Allow me to have fun with it.

Church

gmic frac.jpg rotate 90 n 0,255 o frac0.png

frac02000×2000 554 KB

Puzzle

gmic frac.jpg +rotate 90 +rotate 180 rotate 45 * n 0,255 o frac1.png

frac12828×2828 1.43 MB

Or maybe a

I see something here…

1024,1024,1,1,"
z = 10*[ x/w, y/h ] -2.5;
for (iter = 0, cabs(z)<=1000000 && iter<256, ++iter, z = z^^(z^^z);
);
iter;
"
k.

So slow though.

Popcorn fractal is being implemented soonly. Next up after is Tetration Fractal. Paul Bourke did released a code, but I don’t know what to make of the complex2polar.
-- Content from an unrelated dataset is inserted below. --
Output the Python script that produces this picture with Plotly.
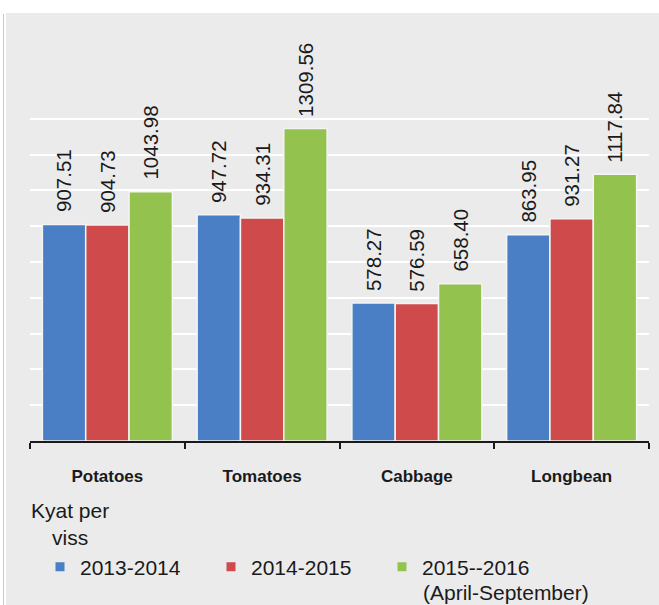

I’ll ask @David_Tschumperle what does complex2polar implies?

//h file
typedef struct {
	double x,y;
	double r,t;
} COMPLEX;

COMPLEX ComplexPower(COMPLEX,COMPLEX);
COMPLEX ComplexTetration(COMPLEX,int);
COMPLEX ComplexTetration2(COMPLEX,int);
void Complex2Polar(COMPLEX *);
void Complex2Cart(COMPLEX *);
double ComplexModulus(COMPLEX);

double RealTetration(double,int);

//c file
/*
   Recursive definition for tetration
*/
COMPLEX ComplexTetration(COMPLEX a,int n)
{
   COMPLEX b,unity = {1,0,1,0};

   if (n < 0) // Actually this is improper, tetration is only defined for n >= 0
      n = -n;
   if (n == 0) 
      return(unity);
   b = ComplexPower(a,ComplexTetration(a,n-1));

   return(b);
}

/*
   Iterative definition for tetration
*/
COMPLEX ComplexTetration2(COMPLEX a,int n)
{
   int i;
   COMPLEX b,unity = {1,0,1,0};

   if (n < 0) // Actually this is improper, tetration is only defined for n >= 0
      n = -n;
   if (n == 0)
      return(unity);

   b = a;
   for (i=0;i<n;i++) 
      b = ComplexPower(a,b);
   
   return(b);
}

/*
   Complex power of a complex number
*/
COMPLEX ComplexPower(COMPLEX w,COMPLEX z)
{
   COMPLEX d;
   
   d.r = pow(w.r,z.x) * exp(-z.y * w.t);
   d.t = z.y * log(w.r) + z.x * w.t;
   Complex2Cart(&d);

   return(d);
}

void Complex2Polar(COMPLEX *a)
{
   a->r = sqrt(a->x*a->x + a->y*a->y);
   a->t = atan2(a->y,a->x);
}
void Complex2Cart(COMPLEX *a)
{
   a->x = a->r * cos(a->t);
   a->y = a->r * sin(a->t);
}

/*
   Recursive definition for tetration
*/
double RealTetration(double a,int n)
{
   double b;

   if (n < 0) // Actually this is improper, tetration is only value for n >= 0
      n = -n;
   if (n == 0) 
      return(1);

   b = pow(a,RealTetration(a,n-1));

   return(b);
}

double ComplexModulus(COMPLEX z)
{
   double m;

   m = sqrt(z.x*z.x + z.y*z.y);

   return(m);
}

gmic has complex2polar and polar2complex commands.

#@cli complex2polar
#@cli : Compute complex to polar transforms of selected images.
#@cli : $ image.jpg +fft complex2polar[-2,-1] log[-2] shift[-2] 50%,50%,0,0,2 remove[-1]
complex2polar :
  e[^-1] "Compute complex to polar transforms of image$?."
  repeat int($!/2) l[{2*$>},{2*$>+1}]
    r[1] [0],3 +atan2[1] [0] nm. {1,n} sqr[-3,-2] +[-3,-2] sqrt..
  endl done

#@cli polar2complex
#@cli : Compute polar to complex transforms of selected images.
polar2complex :
  e[^-1] "Compute polar to complex transforms of image$?."
  repeat int($!/2) l[{2*$>},{2*$>+1}]
    r[1] [0],3 +sin. cos.. *. ... *[-3,-2]
  endl done

So, I needed two images? I guess it can be attempted.